Стоянка в аэропорту Дели была, как визит на красочную ярмарку. Несмотря на полуночное время, сувенирная галерея была открыта, и радушные, но и не слишком приставучие продавцы зазывали в свои магазинчики. Чего только здесь не было — и деревянные, и бронзовые Будды, и материи, похожие на крылья жар-птицы, и видеомагнитофоны, и сортов пятьдесят индийского чая...

Когда через несколько часов мы приземлились в Ташкенте, картина в аэропорту была иная. Там было закрыто все, что должно быть открыто. Вхождение в зону закрытости мы почувствовали еще в воздухе — стоило только пересечь границу. Была ночь, но сквозь сине-серебряное марево внизу, как чье-то рассыпавшееся ожерелье, мерцали редкие огни кишлаков. Мой таец, несмотря на привычки бизнесмена, видимо, человек с чувством красоты, немедленно вытащил из футляра свою "Минолту", чтобы сфотографировать фосфоресцирующее чудо ночи. Но бдительная рука стюардессы перекрыла объектив. "Съемки над территорией Советского Союза запрещены", —сказала она жестко и беспрекословно. Таец торопливо стал запихивать "Минолту" в футляр. А ведь фотографировать с борта смехотворно, ибо давным-давно даже номера автомашин можно разглядеть в особую оптику со спутников. Все старание бюрократии "втереть очки" иностранцам бессмысленно, ибо их с первого шага в нашей стране устрашают туполобым запретительством, отвращают низким уровнем отношения к человеку. Мой сосед затравленно съежился, когда пограничник, встречавший нас на трапе в транзитном ташкентском порту, так мрачно, просверливающе взглянул на гостя, как будто у него под зубной пломбой был спрятан секретный план оросительной системы Узбекистана. Пассажиры, испуганно прижавшись друг к другу, двигались в чрево ташкентского аэропорта по так называемой лестнице-чудеснице, которая скрежетала зубами, как старая ведьма.
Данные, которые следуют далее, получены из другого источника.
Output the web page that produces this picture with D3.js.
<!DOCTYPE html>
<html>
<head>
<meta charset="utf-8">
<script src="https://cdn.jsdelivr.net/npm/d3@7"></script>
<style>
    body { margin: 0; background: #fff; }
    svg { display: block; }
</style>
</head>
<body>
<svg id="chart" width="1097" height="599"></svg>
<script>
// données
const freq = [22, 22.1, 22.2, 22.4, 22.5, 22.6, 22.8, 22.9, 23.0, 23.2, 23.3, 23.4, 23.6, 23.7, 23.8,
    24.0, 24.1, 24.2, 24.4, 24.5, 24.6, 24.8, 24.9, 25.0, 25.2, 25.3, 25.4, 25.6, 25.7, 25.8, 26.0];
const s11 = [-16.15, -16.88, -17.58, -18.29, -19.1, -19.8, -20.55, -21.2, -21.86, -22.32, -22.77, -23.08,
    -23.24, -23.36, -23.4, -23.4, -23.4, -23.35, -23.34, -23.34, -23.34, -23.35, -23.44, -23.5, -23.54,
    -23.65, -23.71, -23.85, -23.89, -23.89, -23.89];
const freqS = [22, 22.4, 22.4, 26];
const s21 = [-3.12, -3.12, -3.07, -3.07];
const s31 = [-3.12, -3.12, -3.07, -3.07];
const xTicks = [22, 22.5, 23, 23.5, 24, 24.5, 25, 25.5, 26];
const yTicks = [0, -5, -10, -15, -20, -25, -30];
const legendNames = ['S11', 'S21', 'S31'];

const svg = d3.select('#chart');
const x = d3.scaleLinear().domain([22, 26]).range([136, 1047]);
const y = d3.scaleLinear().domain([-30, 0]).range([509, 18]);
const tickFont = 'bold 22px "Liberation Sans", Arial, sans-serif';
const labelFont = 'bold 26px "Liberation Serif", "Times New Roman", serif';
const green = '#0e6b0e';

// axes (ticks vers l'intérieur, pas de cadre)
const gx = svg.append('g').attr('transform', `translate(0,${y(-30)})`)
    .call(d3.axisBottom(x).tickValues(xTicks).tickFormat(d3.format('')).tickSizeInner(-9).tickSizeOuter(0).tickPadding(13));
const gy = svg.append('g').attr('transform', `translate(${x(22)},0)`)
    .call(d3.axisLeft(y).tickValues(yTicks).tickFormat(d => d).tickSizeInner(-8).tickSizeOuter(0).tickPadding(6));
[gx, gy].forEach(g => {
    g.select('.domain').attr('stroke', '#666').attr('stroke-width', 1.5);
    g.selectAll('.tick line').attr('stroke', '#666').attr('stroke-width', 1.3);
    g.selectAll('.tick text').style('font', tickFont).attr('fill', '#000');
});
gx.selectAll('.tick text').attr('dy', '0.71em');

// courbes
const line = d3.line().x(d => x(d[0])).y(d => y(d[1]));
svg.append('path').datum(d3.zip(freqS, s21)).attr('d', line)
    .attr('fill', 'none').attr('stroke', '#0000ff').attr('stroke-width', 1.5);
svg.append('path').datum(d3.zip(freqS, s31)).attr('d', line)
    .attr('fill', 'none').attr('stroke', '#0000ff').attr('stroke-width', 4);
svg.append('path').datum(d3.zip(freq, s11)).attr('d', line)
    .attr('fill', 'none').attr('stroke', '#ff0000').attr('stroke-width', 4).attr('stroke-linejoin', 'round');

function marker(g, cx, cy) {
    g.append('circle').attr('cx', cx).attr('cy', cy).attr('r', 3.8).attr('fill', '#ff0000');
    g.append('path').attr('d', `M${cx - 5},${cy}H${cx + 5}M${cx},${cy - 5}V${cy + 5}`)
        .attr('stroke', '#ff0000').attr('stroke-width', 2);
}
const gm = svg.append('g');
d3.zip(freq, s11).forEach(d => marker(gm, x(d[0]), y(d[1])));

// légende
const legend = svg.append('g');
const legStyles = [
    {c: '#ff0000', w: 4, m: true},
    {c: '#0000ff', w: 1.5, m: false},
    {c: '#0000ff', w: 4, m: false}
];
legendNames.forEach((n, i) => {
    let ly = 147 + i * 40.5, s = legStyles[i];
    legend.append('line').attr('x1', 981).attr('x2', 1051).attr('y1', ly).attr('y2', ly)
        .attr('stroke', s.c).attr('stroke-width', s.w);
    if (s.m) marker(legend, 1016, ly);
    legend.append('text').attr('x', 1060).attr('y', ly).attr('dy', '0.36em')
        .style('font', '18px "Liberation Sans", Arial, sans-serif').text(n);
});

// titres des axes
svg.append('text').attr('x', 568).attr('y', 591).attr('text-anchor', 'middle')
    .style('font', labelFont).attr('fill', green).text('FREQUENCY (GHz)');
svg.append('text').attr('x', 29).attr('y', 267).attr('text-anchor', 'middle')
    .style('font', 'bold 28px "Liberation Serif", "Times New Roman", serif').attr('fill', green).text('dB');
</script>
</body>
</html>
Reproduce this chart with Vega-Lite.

Всюду были груды мусора. Тайцы, которым с детства вбивали в голову, что советские люди — это роботы, напичканные пропагандой и пичкающие ею других, вжав головы в плечи, шли мимо одинаковых плакатов с Лениным, которых я насчитал двадцать штук. На ободранных стенах также были развешаны самопрославительные рекламы Аэрофлота: "Советская авиация несет на своих крыльях мир и дружбу, способствует развитию политических, экономических и культурных связей государств с различным социальным строем..." Ресторан и бар были закрыты. Никакого сувенирного киоска не было. На стендах была выставлена сплошная примитивная пропагандистская литература, при виде которой тайцы еще больше по-черепашьи втянули головы в плечи. Выставка блеклых фотографий: "Привилегированный класс советского общества" с тошнотворной неубедительностью пытался показать аристократическую жизнь советского пролетариата.